Francyne Wase-Jacklick is a health professional in the Republic of the Marshall Islands (RMI). In 2024 she was the Secretary of Health and Human Services.

==Life==
Wase-Jacklick comes from the capital of the Marshall Islands, Majuro. She graduated in biology from the Hawaii Pacific University.

She was one of five students from the Marshall Islands who were invited to join the two dozen identified for the Pacific Executive Leadership Development Program. Her graduation in 2019 in Hawaii was overseen by President Hilda Heine and the students were congratulated by the US Department of the Interior's Douglas Domenech.

In February 2016 the first Zika virus outbreak was reported in the Marshall Islands. Wase-Jacklick was put in charge of communications.

In 2018 she was the RMI's Deputy Secretary for Health when she was looking at the effects of climate change.

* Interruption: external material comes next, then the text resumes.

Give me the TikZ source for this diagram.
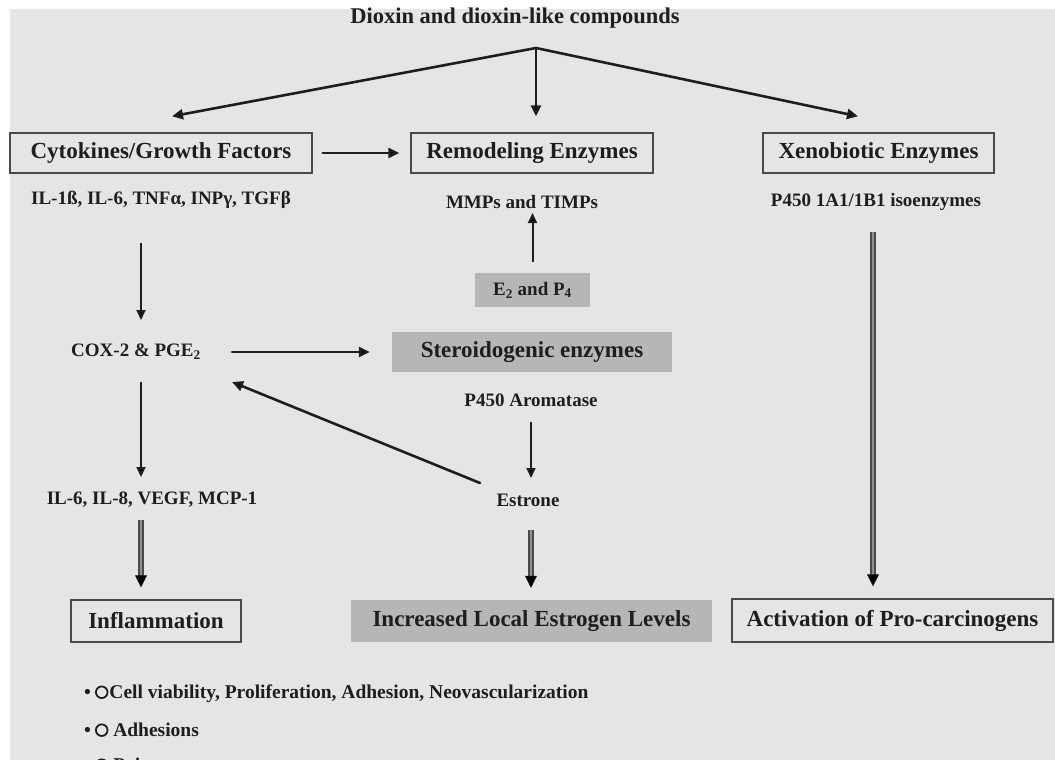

RMI was over years behind some nations and it did not receive its first community transmitted cases until 2022 and the health secretary was Jack Niethendal. RMI had vaccinated 70% of its population, but it had thousands of cases. Taiwan assisted and RMI received over 57m$ from USAID during its COVID-19 pandemic. This included over 150 computers. In 2023, it was recognised that the RMI had the highest rate of cervical cancer in women aged 20 to 40 in the world. An elimination programme was agreed and this was signed by the health Minister Ota Kisino and Secretary Francyne Wase-Jacklick at the 34th Women United Together Marshall Islands Conference in 2023.

On 2024 Wase-Jacklick was monitoring hospitals and making awards as the RMI Secretary of Health.